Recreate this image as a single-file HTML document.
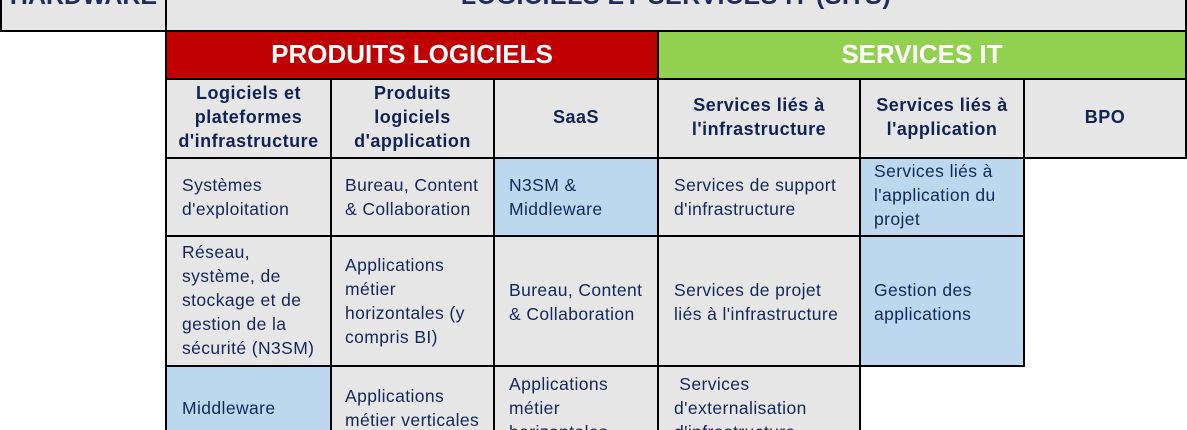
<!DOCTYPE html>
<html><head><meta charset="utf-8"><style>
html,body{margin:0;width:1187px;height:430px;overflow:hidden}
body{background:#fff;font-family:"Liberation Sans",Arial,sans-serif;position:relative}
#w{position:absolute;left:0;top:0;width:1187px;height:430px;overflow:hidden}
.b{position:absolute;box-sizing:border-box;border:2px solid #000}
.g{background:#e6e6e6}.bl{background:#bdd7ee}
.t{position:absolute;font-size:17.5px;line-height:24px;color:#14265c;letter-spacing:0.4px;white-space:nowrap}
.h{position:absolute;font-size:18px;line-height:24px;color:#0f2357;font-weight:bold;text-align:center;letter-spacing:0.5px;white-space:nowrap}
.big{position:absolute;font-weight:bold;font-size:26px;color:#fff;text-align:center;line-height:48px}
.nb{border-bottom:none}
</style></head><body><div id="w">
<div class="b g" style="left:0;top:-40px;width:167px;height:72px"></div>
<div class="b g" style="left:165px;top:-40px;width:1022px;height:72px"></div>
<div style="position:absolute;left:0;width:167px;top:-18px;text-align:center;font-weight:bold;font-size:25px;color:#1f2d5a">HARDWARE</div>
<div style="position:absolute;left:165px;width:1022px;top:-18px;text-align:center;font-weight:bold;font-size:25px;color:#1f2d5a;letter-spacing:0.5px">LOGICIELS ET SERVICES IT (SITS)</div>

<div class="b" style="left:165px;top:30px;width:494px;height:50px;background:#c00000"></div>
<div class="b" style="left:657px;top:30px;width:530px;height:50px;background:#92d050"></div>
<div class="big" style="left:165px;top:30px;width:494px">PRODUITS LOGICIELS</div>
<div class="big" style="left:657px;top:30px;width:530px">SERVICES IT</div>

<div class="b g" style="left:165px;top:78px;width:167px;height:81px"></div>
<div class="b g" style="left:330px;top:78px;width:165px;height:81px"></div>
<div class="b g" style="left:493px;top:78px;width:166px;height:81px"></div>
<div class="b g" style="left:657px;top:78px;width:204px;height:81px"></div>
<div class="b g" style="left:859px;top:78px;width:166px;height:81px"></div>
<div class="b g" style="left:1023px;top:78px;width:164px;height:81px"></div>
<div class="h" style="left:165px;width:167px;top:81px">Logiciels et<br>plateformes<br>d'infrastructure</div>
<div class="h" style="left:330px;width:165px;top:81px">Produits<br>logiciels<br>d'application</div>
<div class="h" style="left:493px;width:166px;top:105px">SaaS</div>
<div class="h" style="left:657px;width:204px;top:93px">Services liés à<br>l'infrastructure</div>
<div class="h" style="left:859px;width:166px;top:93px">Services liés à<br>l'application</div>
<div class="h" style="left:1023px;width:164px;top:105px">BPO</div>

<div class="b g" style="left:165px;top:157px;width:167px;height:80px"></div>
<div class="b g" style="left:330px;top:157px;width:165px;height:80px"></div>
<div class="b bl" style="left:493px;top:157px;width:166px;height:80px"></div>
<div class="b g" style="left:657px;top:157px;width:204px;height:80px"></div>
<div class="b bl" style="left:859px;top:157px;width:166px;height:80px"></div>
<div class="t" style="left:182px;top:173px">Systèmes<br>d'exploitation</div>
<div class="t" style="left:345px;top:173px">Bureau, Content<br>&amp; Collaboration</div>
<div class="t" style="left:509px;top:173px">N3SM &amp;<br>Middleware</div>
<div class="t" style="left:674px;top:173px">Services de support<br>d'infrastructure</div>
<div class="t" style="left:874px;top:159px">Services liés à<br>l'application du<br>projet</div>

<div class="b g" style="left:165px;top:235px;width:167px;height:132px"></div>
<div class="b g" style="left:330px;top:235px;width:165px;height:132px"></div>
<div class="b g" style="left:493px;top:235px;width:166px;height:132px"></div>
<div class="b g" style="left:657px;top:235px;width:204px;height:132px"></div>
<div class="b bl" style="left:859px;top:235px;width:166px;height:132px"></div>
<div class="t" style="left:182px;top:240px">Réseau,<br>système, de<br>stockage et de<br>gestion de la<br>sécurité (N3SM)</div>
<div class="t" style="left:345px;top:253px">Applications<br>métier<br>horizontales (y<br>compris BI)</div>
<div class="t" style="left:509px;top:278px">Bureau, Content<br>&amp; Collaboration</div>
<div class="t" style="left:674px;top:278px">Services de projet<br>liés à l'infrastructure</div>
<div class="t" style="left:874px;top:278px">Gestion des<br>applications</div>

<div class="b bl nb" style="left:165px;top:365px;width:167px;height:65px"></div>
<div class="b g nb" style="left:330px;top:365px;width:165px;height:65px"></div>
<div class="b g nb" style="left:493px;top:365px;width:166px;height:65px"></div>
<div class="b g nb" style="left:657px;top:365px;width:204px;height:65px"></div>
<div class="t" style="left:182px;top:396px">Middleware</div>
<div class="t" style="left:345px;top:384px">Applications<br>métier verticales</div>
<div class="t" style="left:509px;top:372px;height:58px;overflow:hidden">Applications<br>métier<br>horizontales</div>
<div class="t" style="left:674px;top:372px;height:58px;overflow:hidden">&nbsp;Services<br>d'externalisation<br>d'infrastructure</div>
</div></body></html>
-------
Job – Exclude the pictures. Write out the remaining data exactly.

Complete response –
Recreate this image as a single-file HTML document.
<!DOCTYPE html>
<html><head><meta charset="utf-8"><style>
html,body{margin:0;width:1187px;height:430px;overflow:hidden}
body{background:#fff;font-family:"Liberation Sans",Arial,sans-serif;position:relative}
#w{position:absolute;left:0;top:0;width:1187px;height:430px;overflow:hidden}
.b{position:absolute;box-sizing:border-box;border:2px solid #000}
.g{background:#e6e6e6}.bl{background:#bdd7ee}
.t{position:absolute;font-size:17.5px;line-height:24px;color:#14265c;letter-spacing:0.4px;white-space:nowrap}
.h{position:absolute;font-size:18px;line-height:24px;color:#0f2357;font-weight:bold;text-align:center;letter-spacing:0.5px;white-space:nowrap}
.big{position:absolute;font-weight:bold;font-size:26px;color:#fff;text-align:center;line-height:48px}
.nb{border-bottom:none}
</style></head><body><div id="w">
<div class="b g" style="left:0;top:-40px;width:167px;height:72px"></div>
<div class="b g" style="left:165px;top:-40px;width:1022px;height:72px"></div>
<div style="position:absolute;left:0;width:167px;top:-18px;text-align:center;font-weight:bold;font-size:25px;color:#1f2d5a">HARDWARE</div>
<div style="position:absolute;left:165px;width:1022px;top:-18px;text-align:center;font-weight:bold;font-size:25px;color:#1f2d5a;letter-spacing:0.5px">LOGICIELS ET SERVICES IT (SITS)</div>

<div class="b" style="left:165px;top:30px;width:494px;height:50px;background:#c00000"></div>
<div class="b" style="left:657px;top:30px;width:530px;height:50px;background:#92d050"></div>
<div class="big" style="left:165px;top:30px;width:494px">PRODUITS LOGICIELS</div>
<div class="big" style="left:657px;top:30px;width:530px">SERVICES IT</div>

<div class="b g" style="left:165px;top:78px;width:167px;height:81px"></div>
<div class="b g" style="left:330px;top:78px;width:165px;height:81px"></div>
<div class="b g" style="left:493px;top:78px;width:166px;height:81px"></div>
<div class="b g" style="left:657px;top:78px;width:204px;height:81px"></div>
<div class="b g" style="left:859px;top:78px;width:166px;height:81px"></div>
<div class="b g" style="left:1023px;top:78px;width:164px;height:81px"></div>
<div class="h" style="left:165px;width:167px;top:81px">Logiciels et<br>plateformes<br>d'infrastructure</div>
<div class="h" style="left:330px;width:165px;top:81px">Produits<br>logiciels<br>d'application</div>
<div class="h" style="left:493px;width:166px;top:105px">SaaS</div>
<div class="h" style="left:657px;width:204px;top:93px">Services liés à<br>l'infrastructure</div>
<div class="h" style="left:859px;width:166px;top:93px">Services liés à<br>l'application</div>
<div class="h" style="left:1023px;width:164px;top:105px">BPO</div>

<div class="b g" style="left:165px;top:157px;width:167px;height:80px"></div>
<div class="b g" style="left:330px;top:157px;width:165px;height:80px"></div>
<div class="b bl" style="left:493px;top:157px;width:166px;height:80px"></div>
<div class="b g" style="left:657px;top:157px;width:204px;height:80px"></div>
<div class="b bl" style="left:859px;top:157px;width:166px;height:80px"></div>
<div class="t" style="left:182px;top:173px">Systèmes<br>d'exploitation</div>
<div class="t" style="left:345px;top:173px">Bureau, Content<br>&amp; Collaboration</div>
<div class="t" style="left:509px;top:173px">N3SM &amp;<br>Middleware</div>
<div class="t" style="left:674px;top:173px">Services de support<br>d'infrastructure</div>
<div class="t" style="left:874px;top:159px">Services liés à<br>l'application du<br>projet</div>

<div class="b g" style="left:165px;top:235px;width:167px;height:132px"></div>
<div class="b g" style="left:330px;top:235px;width:165px;height:132px"></div>
<div class="b g" style="left:493px;top:235px;width:166px;height:132px"></div>
<div class="b g" style="left:657px;top:235px;width:204px;height:132px"></div>
<div class="b bl" style="left:859px;top:235px;width:166px;height:132px"></div>
<div class="t" style="left:182px;top:240px">Réseau,<br>système, de<br>stockage et de<br>gestion de la<br>sécurité (N3SM)</div>
<div class="t" style="left:345px;top:253px">Applications<br>métier<br>horizontales (y<br>compris BI)</div>
<div class="t" style="left:509px;top:278px">Bureau, Content<br>&amp; Collaboration</div>
<div class="t" style="left:674px;top:278px">Services de projet<br>liés à l'infrastructure</div>
<div class="t" style="left:874px;top:278px">Gestion des<br>applications</div>

<div class="b bl nb" style="left:165px;top:365px;width:167px;height:65px"></div>
<div class="b g nb" style="left:330px;top:365px;width:165px;height:65px"></div>
<div class="b g nb" style="left:493px;top:365px;width:166px;height:65px"></div>
<div class="b g nb" style="left:657px;top:365px;width:204px;height:65px"></div>
<div class="t" style="left:182px;top:396px">Middleware</div>
<div class="t" style="left:345px;top:384px">Applications<br>métier verticales</div>
<div class="t" style="left:509px;top:372px;height:58px;overflow:hidden">Applications<br>métier<br>horizontales</div>
<div class="t" style="left:674px;top:372px;height:58px;overflow:hidden">&nbsp;Services<br>d'externalisation<br>d'infrastructure</div>
</div></body></html>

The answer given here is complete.